Les deux Pierre : Michelin, Boulanger

Édouard Michelin avait eu de Thérèse Wolff six enfants, dont deux garçons : Étienne, né en 1898, qui se tuera en avion à 33 ans, et Pierre, né en 1903.

Grand et mince comme tous les hommes de sa famille, sympathique et ouvert, Pierre Michelin avait acquis – son père y veillait – une solide formation technique et une complète connaissance de tous les échelons de l’entreprise familiale.

Il avait construit une usine en Tchécoslovaquie et vendu des michelines (autorails sur pneus) à travers le monde quand il fut nommé cogérant de Michelin en 1933. L’année suivante, lorsque André Citroën, en butte à de graves difficultés financières, fit appel à Michelin, son créancier principal, Pierre fut envoyé par son père à Javel, accompagné de son ami Pierre Boulanger. Nommé président-administrateur délégué des automobiles Citroën le 1er octobre 1935, il y était à son affaire car il était passionné d’automobile. La première tâche était de mettre de l’ordre dans la maison, de redonner confiance à la clientèle et aux créanciers, mais dès la fin octobre, Pierre Michelin met le bureau d’études au travail sur l’objectif du projet TPV (Toute Petite Voiture).

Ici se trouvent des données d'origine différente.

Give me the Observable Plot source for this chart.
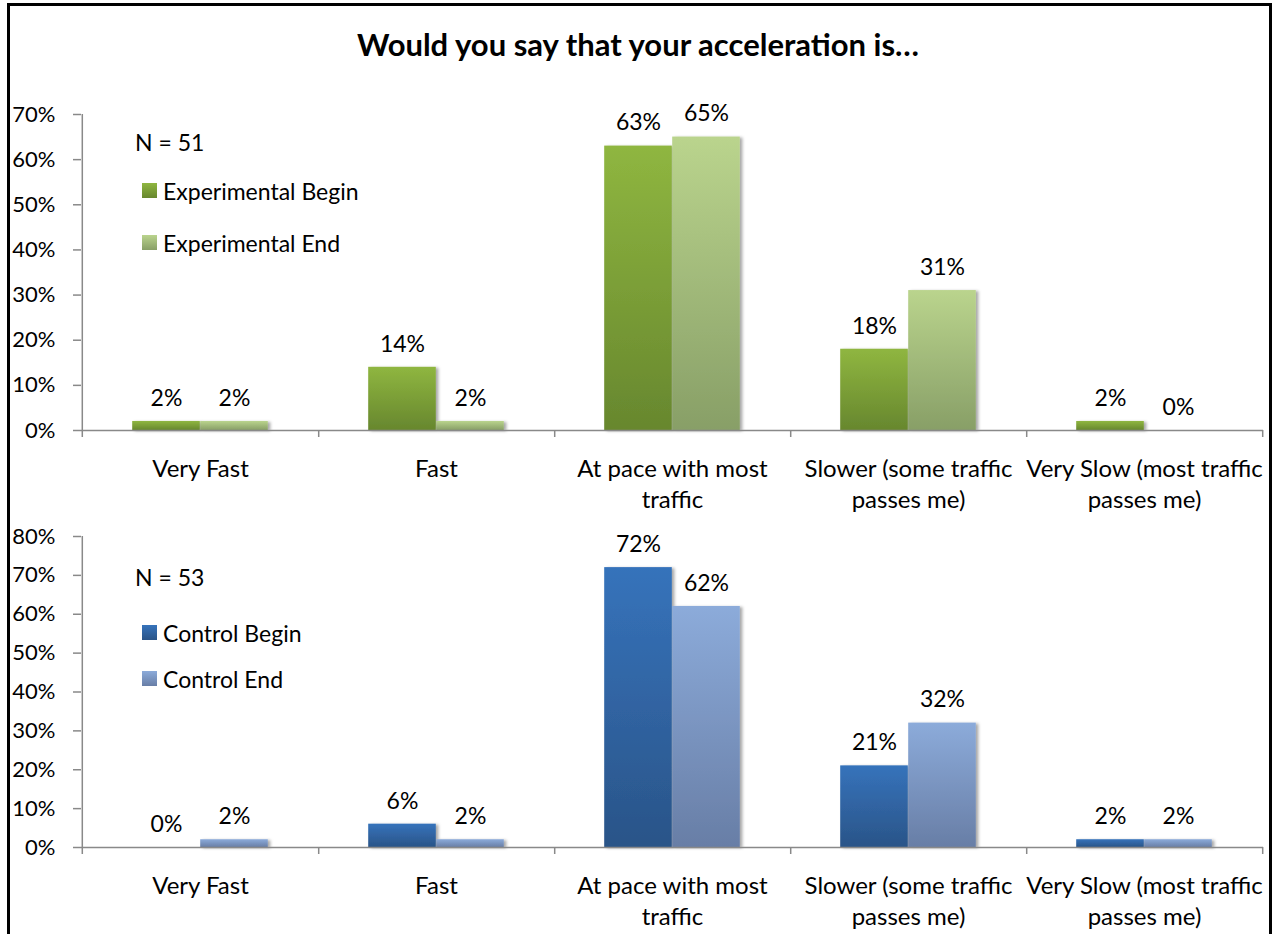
<!DOCTYPE html>
<html><head><meta charset="utf-8">
<script src="https://cdn.jsdelivr.net/npm/d3@7"></script>
<script src="https://cdn.jsdelivr.net/npm/@observablehq/plot@0.6"></script>
<style>
body{margin:0;background:#fff;width:1276px;height:934px;overflow:hidden;position:relative;font-family:Lato,"Open Sans",sans-serif;color:#000;}
#frame{position:absolute;left:7px;top:3px;width:1259px;height:1000px;border:3px solid #000;}
#title{position:absolute;left:0;width:1276px;top:26px;text-align:center;font-weight:bold;font-size:31px;line-height:36px;}
.panel{position:absolute;left:0;}
.note{position:absolute;font-size:23px;line-height:24px;white-space:nowrap;}
.sw{position:absolute;width:15px;height:15px;}
</style></head><body>
<div id="frame"></div>
<div id="title">Would you say that your acceleration is…</div>
<div id="root"></div>
<script>
// ---- data ----
const categories = ["Very Fast", "Fast", "At pace with most traffic", "Slower (some traffic passes me)", "Very Slow (most traffic passes me)"];
const categoryLines = ["Very Fast", "Fast", "At pace with most\ntraffic", "Slower (some traffic\npasses me)", "Very Slow (most traffic\npasses me)"];
const expSeries = ["Experimental Begin", "Experimental End"];
const expBegin = [2, 14, 63, 18, 2];
const expEnd = [2, 2, 65, 31, 0];
const expN = "N = 51";
const expTicks = [0, 10, 20, 30, 40, 50, 60, 70];
const ctrlSeries = ["Control Begin", "Control End"];
const ctrlBegin = [0, 6, 72, 21, 2];
const ctrlEnd = [2, 2, 62, 32, 2];
const ctrlN = "N = 53";
const ctrlTicks = [0, 10, 20, 30, 40, 50, 60, 70, 80];
const seriesColors = {
  "Experimental Begin": ["#8fb640", "#67872e"],
  "Experimental End": ["#bad48d", "#889f67"],
  "Control Begin": ["#3673bb", "#2a5488"],
  "Control End": ["#8cabda", "#687ea6"]
};
const title = "Would you say that your acceleration is…";

// ---- layout ----
const W = 1276, mL = 81, mR = 13, mB = 90;
const bw = (W - mL - mR) / categories.length;
const barW = 68;
const axisGrey = "#898989";
const root = document.getElementById("root");
document.getElementById("title").textContent = title;

function panel({id, top, marginTop, frameH, ticks, series, values, n, nTop, legTop, legGap}) {
  const rows = [];
  series.forEach((s, si) => categories.forEach((c, ci) => rows.push({series: s, side: si, cat: c, value: values[si][ci]})));
  const height = marginTop + frameH + mB;
  const gid = s => id + "_" + series.indexOf(s);
  const svg = Plot.plot({
    width: W, height,
    marginLeft: mL, marginRight: mR, marginTop, marginBottom: mB,
    style: {fontFamily: "Lato, 'Open Sans', sans-serif", color: "#000", background: "transparent", overflow: "visible"},
    x: {type: "band", domain: categories, padding: 0, axis: null},
    y: {domain: [0, ticks[ticks.length - 1]], axis: null},
    marks: [
      Plot.barY(rows.filter(d => d.side === 0), {x: "cat", y: "value", fill: d => `url(#${gid(d.series)})`,
        insetLeft: bw / 2 - barW, insetRight: bw / 2}),
      Plot.barY(rows.filter(d => d.side === 1), {x: "cat", y: "value", fill: d => `url(#${gid(d.series)})`,
        insetLeft: bw / 2, insetRight: bw / 2 - barW}),
      Plot.ruleY([0], {stroke: axisGrey, strokeWidth: 1.5}),
      Plot.text(rows.filter(d => d.side === 0), {x: "cat", y: "value", text: d => d.value + "%", dx: -barW / 2, dy: -23, fontSize: 23, lineAnchor: "middle"}),
      Plot.text(rows.filter(d => d.side === 1), {x: "cat", y: "value", text: d => d.value + "%", dx: barW / 2, dy: -23, fontSize: 23, lineAnchor: "middle"}),
      Plot.axisY({ticks, label: null, tickFormat: d => d + "%", tickSize: 8, tickPadding: 18, fontSize: 22, stroke: axisGrey, fill: "#000", strokeWidth: 1.5}),
      Plot.ruleX([categories[0]], {x: d => d, dx: -bw / 2, insetBottom: -7, stroke: axisGrey, strokeWidth: 1.5}),
      Plot.ruleX(categories, {x: d => d, dx: bw / 2, insetTop: frameH, insetBottom: -7, stroke: axisGrey, strokeWidth: 1.5}),
      Plot.text(categories, {x: d => d, text: (d, i) => categoryLines[i], frameAnchor: "bottom", lineAnchor: "top", dy: 24, fontSize: 24, lineHeight: 1.3})
    ]
  });
  const defs = series.map((s, i) => {
    const [a, b] = seriesColors[s];
    return `<linearGradient id="${gid(s)}" x1="0" y1="0" x2="0" y2="1"><stop offset="0" stop-color="${a}"/><stop offset="1" stop-color="${b}"/></linearGradient>`;
  }).join("") + `<filter id="${id}_sh" x="-10%" y="-10%" width="130%" height="130%"><feDropShadow dx="2.5" dy="1" stdDeviation="1.5" flood-color="#000" flood-opacity="0.35"/></filter>`;
  svg.insertAdjacentHTML("afterbegin", `<defs>${defs}</defs>`);
  svg.querySelectorAll('g[aria-label="bar"]').forEach(g => g.setAttribute("filter", `url(#${id}_sh)`));
  const wrap = document.createElement("div");
  wrap.className = "panel";
  wrap.style.top = top + "px";
  wrap.appendChild(svg);
  root.appendChild(wrap);

  const nEl = document.createElement("div");
  nEl.className = "note"; nEl.textContent = n;
  nEl.style.left = "135px"; nEl.style.top = nTop + "px";
  root.appendChild(nEl);
  series.forEach((s, i) => {
    const [a, b] = seriesColors[s];
    const sw = document.createElement("div");
    sw.className = "sw";
    sw.style.left = "142px"; sw.style.top = (legTop + i * legGap) + "px";
    sw.style.background = `linear-gradient(${a}, ${b})`;
    root.appendChild(sw);
    const t = document.createElement("div");
    t.className = "note"; t.textContent = s;
    t.style.left = "163px"; t.style.top = (legTop + i * legGap - 4) + "px";
    root.appendChild(t);
  });
}

panel({id: "exp", top: 100, marginTop: 14, frameH: 316, ticks: expTicks, series: expSeries, values: [expBegin, expEnd], n: expN, nTop: 130, legTop: 183, legGap: 52});
panel({id: "ctrl", top: 520, marginTop: 16, frameH: 311, ticks: ctrlTicks, series: ctrlSeries, values: [ctrlBegin, ctrlEnd], n: ctrlN, nTop: 565, legTop: 625, legGap: 46});
</script>
</body></html>
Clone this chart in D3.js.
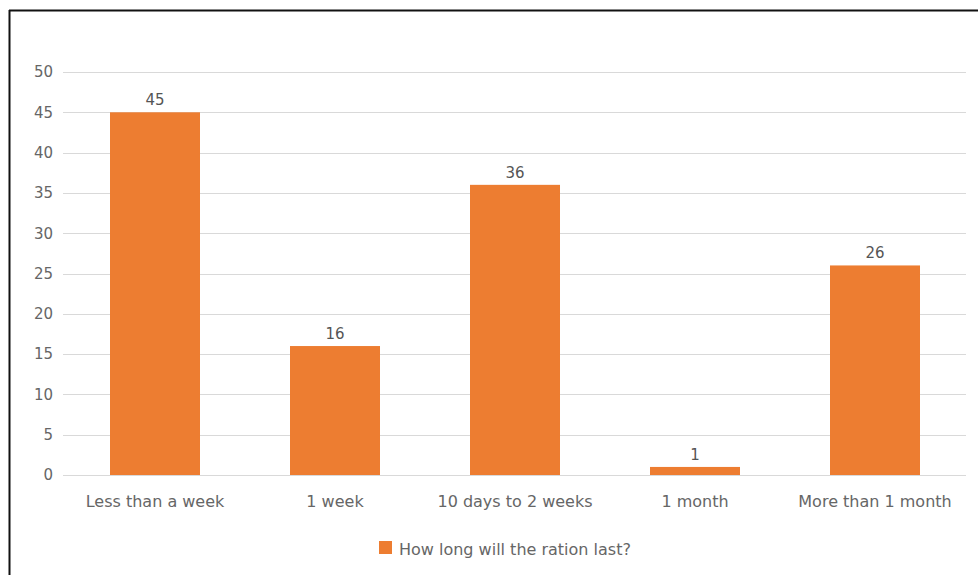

Le 29 décembre 1937, alors qu’il se rendait en voiture à Clermont-Ferrand, Pierre Michelin trouve la mort dans un accident sur la nationale 7, près de Montargis. Pierre Boulanger lui succède à la tête de Citroën.

Pierre Boulanger est né à Sin-le-Noble, dans le nord de la France, en 1885. Il dût interrompre ses études assez jeune pour gagner sa vie. À 23 ans, il s’expatrie aux États-Unis où il travaille dans un ranch, une compagnie d’électricité, et une agence d’architecte. Il fonde ensuite, au Canada, une société de construction d’habitations qu’il abandonne à la déclaration de la guerre en 1914 pour revenir en France où il fait, comme on disait, une belle guerre dans l’aviation (deux fois blessé, sept fois décoré). Démobilisé en 1919, il entre chez Michelin où il devient l’un des principaux collaborateurs d’Édouard Michelin. En 1937, il est nommé président de Citroën ; en 1938 cogérant de Michelin avec Robert Puiseux.

Grand, un peu voûté, toujours vêtu de gris, une éternelle cigarette aux lèvres, indifférent à l’opinion des autres et d’une grande fermeté d’âme, Boulanger va montrer une considérable ténacité à poursuivre la route qu’il s’est fixée : la route qui mène à la 2 CV, dont il fera l’œuvre de sa vie. Rarement a-t-on vu un patron s’impliquer autant dans la réalisation d’un produit.

Le 11 novembre 1950, alors qu’il se rend en voiture à Clermont-Ferrand, Pierre Boulanger trouve à son tour la mort dans un accident, sur la nationale 9, près de Gannat. Robert Puiseux lui succède à la tête de Citroën.